-- Start WORKING DATA --

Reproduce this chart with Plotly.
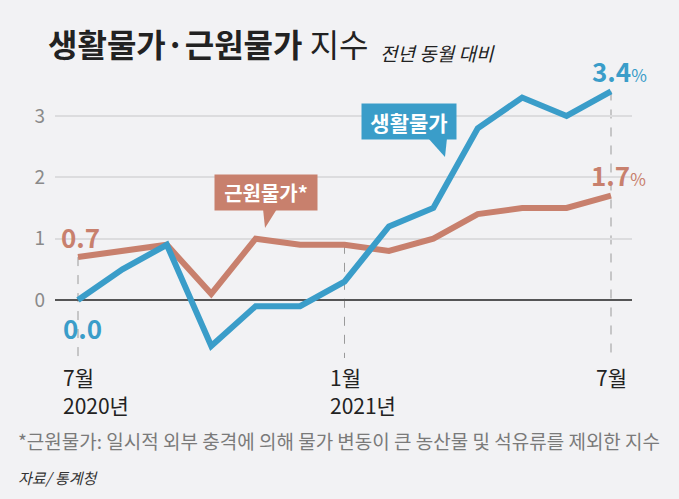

-- End WORKING DATA --
-- Start WORKING DATA --

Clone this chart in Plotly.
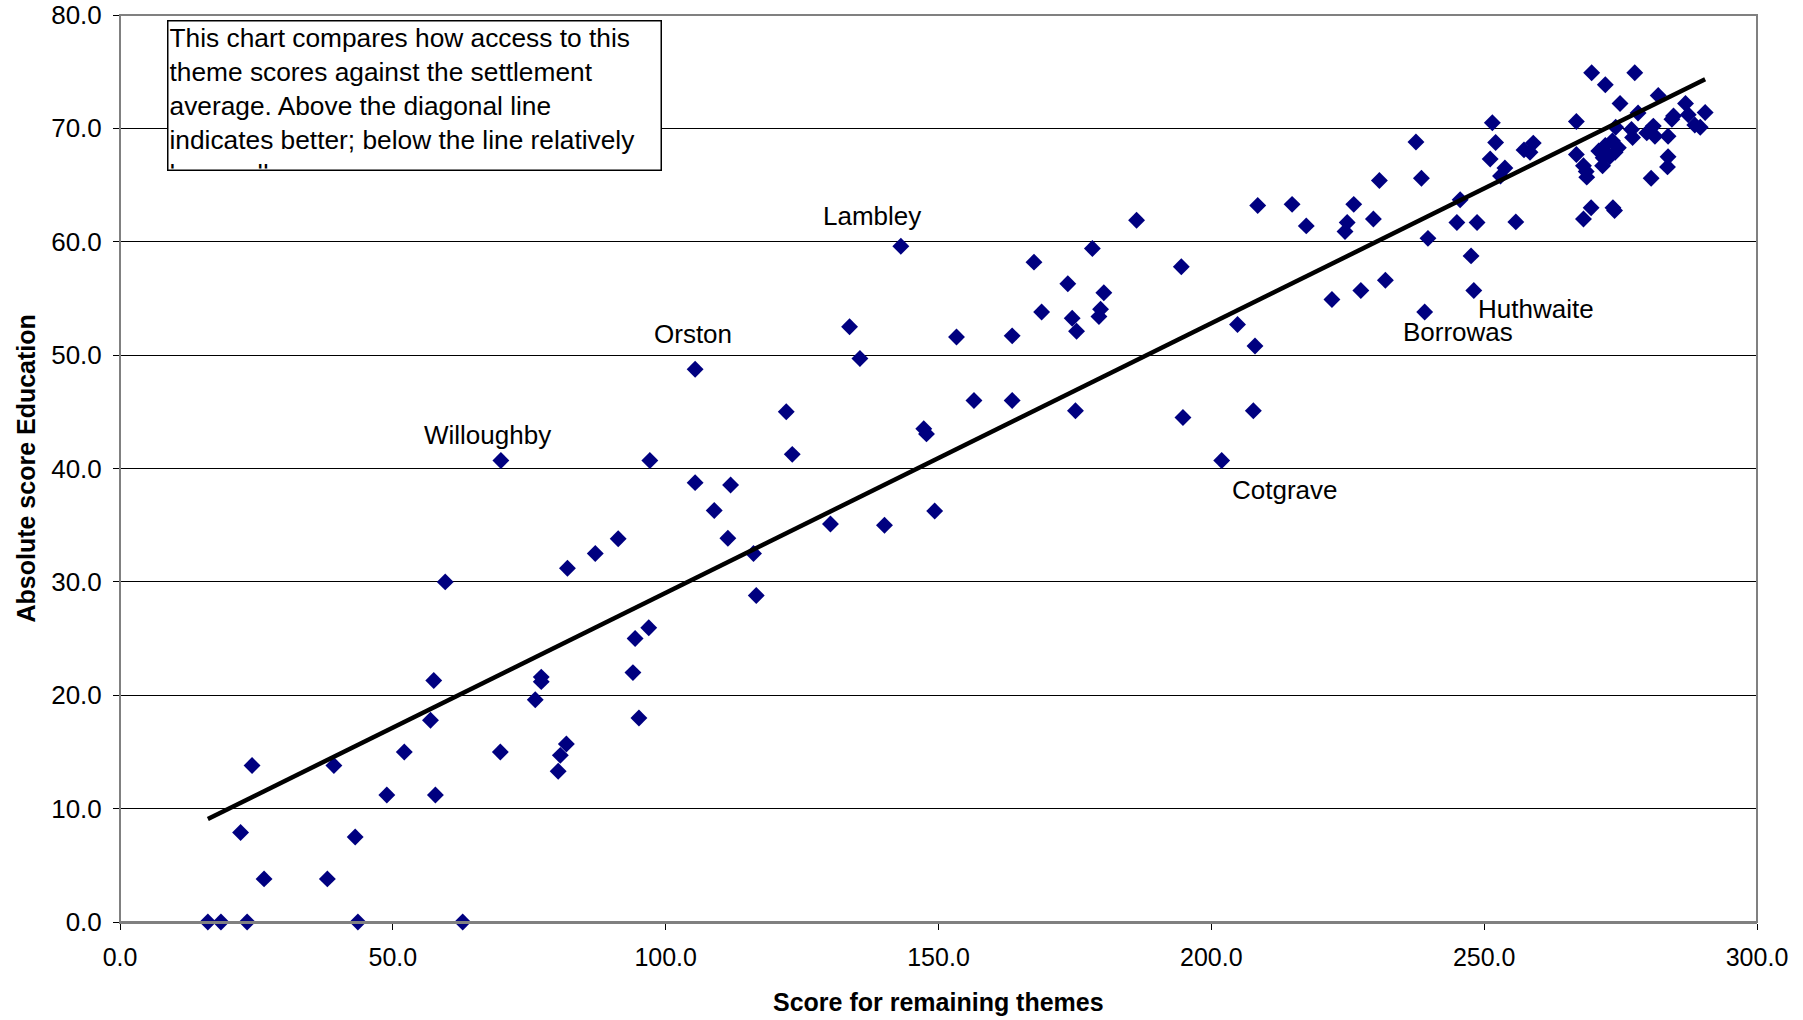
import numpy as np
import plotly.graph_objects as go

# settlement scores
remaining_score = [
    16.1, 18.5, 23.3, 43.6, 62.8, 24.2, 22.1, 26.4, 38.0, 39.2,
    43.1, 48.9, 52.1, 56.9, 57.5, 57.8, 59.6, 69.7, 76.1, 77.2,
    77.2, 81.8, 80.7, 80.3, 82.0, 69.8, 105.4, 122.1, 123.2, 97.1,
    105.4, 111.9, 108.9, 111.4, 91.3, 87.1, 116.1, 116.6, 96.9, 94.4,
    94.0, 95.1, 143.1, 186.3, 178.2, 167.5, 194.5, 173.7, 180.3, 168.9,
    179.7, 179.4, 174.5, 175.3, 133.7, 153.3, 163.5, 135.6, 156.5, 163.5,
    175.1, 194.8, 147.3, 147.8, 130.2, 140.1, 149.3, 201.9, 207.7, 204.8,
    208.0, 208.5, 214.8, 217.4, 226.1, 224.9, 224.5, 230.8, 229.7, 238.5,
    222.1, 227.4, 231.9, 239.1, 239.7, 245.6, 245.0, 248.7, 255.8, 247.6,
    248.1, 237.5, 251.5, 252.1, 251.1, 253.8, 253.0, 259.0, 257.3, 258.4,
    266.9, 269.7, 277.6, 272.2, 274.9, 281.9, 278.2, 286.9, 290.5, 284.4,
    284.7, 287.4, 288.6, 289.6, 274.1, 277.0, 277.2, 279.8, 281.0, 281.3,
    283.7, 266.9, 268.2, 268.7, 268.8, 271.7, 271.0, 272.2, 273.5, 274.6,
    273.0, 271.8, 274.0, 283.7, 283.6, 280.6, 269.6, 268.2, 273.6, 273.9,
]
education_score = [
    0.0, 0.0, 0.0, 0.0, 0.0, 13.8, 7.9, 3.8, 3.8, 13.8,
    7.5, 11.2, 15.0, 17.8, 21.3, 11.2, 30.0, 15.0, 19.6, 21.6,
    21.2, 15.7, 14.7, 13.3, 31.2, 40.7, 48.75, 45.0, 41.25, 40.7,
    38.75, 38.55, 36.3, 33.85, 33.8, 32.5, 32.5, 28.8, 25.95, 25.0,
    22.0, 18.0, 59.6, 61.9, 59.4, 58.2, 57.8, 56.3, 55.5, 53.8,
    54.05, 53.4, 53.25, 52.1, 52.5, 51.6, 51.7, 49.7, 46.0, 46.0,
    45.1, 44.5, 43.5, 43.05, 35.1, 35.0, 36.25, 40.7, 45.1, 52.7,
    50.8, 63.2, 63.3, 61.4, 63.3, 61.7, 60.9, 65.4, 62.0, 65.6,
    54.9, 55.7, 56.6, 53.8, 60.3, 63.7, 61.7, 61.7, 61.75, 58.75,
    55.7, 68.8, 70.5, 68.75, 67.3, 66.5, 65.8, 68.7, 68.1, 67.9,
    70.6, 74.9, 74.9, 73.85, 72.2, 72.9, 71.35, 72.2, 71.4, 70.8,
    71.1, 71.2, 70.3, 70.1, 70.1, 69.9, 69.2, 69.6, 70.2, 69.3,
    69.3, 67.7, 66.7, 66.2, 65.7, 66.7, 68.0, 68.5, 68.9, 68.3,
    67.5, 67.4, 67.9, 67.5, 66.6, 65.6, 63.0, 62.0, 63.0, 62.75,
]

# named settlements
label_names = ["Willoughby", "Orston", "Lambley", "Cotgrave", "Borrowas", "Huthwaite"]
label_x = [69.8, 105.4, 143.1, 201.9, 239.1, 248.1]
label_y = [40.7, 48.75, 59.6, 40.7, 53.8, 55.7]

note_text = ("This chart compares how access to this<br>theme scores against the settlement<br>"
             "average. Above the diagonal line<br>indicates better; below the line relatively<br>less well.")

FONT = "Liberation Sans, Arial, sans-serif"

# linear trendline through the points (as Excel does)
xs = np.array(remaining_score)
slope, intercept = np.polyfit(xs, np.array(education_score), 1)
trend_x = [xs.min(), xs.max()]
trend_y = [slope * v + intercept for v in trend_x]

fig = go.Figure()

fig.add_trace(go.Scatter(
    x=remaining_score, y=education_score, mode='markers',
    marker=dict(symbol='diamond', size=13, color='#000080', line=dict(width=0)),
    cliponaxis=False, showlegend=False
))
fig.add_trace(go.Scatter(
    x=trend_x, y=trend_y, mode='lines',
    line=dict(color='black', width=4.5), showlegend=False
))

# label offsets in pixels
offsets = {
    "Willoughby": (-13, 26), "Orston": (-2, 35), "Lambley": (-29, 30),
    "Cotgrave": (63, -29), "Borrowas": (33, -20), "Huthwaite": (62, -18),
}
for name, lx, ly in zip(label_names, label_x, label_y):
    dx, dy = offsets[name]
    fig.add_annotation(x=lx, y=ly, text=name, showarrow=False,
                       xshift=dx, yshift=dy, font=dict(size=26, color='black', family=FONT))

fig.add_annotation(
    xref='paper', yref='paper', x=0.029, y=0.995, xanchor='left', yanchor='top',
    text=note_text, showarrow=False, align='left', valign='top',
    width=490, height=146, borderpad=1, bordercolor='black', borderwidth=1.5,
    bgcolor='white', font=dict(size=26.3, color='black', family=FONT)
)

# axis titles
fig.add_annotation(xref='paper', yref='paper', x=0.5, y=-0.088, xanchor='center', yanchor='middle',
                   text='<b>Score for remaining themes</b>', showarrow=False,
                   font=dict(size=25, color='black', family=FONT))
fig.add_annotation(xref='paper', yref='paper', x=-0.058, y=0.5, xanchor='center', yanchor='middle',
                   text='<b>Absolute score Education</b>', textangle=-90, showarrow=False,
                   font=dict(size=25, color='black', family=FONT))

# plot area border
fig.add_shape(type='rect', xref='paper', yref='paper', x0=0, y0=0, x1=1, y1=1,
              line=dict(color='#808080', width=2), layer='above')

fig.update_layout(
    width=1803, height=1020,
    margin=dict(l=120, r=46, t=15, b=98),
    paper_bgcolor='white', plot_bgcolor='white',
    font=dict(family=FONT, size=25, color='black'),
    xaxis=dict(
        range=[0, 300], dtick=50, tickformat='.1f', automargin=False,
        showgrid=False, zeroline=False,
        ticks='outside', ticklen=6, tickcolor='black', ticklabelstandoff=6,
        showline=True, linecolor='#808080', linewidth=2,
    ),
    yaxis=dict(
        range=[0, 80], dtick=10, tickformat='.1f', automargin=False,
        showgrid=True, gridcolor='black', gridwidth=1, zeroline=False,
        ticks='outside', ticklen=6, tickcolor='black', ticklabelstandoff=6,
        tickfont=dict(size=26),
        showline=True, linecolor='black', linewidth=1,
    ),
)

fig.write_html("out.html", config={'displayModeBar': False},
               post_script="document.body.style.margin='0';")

-- End WORKING DATA --
-- Start WORKING DATA --

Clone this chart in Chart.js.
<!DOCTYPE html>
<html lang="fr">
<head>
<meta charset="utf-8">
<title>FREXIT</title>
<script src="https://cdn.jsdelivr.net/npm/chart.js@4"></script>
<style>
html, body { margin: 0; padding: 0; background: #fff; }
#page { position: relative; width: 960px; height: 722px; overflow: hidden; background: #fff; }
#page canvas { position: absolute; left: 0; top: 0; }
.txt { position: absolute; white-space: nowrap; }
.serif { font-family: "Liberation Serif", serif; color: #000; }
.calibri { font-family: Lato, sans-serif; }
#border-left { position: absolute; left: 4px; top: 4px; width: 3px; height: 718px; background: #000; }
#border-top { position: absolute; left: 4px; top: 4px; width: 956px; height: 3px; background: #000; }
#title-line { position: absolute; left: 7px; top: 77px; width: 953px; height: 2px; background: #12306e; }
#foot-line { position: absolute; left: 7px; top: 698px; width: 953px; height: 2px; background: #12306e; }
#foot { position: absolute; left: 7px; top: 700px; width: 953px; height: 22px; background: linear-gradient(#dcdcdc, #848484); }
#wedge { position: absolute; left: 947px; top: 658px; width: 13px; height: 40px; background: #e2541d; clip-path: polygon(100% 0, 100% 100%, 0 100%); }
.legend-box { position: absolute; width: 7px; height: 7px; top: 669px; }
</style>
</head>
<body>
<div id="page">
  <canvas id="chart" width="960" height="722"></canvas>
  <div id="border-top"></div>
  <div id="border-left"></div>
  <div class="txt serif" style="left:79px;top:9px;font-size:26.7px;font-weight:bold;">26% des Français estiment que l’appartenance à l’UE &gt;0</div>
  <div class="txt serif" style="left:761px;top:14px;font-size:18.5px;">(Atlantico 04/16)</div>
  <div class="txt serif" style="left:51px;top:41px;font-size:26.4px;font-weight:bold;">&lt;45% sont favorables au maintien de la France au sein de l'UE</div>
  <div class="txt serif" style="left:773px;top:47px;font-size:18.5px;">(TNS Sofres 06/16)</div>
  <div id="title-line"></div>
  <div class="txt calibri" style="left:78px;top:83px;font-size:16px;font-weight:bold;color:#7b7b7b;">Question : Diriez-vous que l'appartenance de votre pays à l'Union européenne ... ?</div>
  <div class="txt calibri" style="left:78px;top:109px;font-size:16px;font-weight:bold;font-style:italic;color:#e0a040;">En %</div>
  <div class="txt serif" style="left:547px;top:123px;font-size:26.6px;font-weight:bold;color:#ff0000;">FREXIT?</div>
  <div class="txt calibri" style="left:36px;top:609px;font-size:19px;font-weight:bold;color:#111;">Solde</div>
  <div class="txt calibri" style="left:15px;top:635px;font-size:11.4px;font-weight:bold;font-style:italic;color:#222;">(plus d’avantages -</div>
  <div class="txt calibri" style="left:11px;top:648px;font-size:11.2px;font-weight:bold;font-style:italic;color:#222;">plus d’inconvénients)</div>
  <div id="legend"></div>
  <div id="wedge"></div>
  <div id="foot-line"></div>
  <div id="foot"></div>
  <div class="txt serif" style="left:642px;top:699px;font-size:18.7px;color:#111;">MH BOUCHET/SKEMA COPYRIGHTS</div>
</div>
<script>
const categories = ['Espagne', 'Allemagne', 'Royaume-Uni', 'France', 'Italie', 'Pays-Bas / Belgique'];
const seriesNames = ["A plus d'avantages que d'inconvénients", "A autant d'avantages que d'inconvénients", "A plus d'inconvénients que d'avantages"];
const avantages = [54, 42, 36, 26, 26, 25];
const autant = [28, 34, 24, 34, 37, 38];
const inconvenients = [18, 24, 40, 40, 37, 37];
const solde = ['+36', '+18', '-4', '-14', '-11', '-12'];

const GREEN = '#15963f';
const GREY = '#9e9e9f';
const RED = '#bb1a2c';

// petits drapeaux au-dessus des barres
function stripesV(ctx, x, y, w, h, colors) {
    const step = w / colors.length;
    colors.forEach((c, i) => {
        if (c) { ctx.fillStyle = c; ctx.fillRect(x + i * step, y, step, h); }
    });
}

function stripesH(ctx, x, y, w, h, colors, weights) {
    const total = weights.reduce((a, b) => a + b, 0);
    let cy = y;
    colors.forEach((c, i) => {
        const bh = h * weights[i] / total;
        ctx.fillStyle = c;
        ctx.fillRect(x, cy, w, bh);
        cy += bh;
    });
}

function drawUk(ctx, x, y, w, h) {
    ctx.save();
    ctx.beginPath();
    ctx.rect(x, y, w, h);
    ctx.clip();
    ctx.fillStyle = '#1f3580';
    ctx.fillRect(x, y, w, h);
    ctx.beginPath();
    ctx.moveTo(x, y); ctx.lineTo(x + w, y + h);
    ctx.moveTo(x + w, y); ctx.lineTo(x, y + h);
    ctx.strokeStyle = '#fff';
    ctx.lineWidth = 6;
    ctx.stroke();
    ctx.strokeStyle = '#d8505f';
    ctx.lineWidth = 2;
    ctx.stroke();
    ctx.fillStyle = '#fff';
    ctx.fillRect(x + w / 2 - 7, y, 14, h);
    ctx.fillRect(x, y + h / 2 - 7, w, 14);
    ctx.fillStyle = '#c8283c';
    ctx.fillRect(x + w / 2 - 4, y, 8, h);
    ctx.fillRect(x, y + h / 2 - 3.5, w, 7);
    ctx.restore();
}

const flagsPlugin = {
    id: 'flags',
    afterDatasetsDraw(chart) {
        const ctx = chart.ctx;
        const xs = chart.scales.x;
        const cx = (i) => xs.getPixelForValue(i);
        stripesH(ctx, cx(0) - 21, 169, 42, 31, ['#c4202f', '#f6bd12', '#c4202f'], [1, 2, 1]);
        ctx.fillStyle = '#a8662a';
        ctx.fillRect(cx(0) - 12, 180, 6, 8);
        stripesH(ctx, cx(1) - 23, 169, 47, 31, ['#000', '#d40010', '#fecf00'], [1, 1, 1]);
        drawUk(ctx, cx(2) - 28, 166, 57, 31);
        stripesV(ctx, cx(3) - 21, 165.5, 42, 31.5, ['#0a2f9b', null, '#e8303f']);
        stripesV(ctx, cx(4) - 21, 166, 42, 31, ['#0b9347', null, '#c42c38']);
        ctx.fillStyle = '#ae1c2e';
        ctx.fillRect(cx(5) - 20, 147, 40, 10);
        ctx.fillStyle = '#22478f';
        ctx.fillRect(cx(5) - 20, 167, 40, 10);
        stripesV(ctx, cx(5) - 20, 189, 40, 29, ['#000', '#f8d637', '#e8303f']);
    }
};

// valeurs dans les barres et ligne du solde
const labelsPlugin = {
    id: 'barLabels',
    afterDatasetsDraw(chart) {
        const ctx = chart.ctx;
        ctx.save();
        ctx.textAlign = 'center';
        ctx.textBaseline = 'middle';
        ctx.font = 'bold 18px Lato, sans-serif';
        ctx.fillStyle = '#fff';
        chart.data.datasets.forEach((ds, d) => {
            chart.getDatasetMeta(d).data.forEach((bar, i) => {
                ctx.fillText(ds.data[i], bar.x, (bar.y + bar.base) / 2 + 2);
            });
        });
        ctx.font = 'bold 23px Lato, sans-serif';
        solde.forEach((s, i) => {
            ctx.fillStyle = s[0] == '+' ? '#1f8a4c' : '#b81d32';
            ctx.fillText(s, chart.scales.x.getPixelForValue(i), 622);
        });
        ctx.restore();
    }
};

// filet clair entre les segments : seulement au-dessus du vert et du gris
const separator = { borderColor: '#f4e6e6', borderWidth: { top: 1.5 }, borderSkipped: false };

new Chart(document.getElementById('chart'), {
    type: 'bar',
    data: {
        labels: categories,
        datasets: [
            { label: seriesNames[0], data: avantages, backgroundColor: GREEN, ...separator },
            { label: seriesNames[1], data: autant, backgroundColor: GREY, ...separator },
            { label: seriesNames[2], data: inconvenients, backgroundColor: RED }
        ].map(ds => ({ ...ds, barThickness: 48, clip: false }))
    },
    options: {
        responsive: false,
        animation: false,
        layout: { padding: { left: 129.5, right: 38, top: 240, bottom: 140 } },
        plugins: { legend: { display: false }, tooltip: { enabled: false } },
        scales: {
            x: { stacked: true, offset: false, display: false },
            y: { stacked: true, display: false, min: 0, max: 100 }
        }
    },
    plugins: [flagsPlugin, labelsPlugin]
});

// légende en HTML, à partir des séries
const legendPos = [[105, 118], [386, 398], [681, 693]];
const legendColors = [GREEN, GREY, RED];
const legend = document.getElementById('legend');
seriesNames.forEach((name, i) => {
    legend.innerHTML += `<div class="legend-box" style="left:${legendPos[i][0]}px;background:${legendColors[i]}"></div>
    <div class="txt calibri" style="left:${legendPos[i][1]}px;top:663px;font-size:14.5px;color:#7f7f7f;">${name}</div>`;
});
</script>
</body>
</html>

-- End WORKING DATA --

» **AIM**: Extract exactly, and only, the lines from the one with "Clone this chart in Plotly." to the one with "import plotly.graph_objects as go", both ends counted. Leave the images behind.

» **SOLUTION TO THIS TASK**:
Clone this chart in Plotly.
import numpy as np
import plotly.graph_objects as go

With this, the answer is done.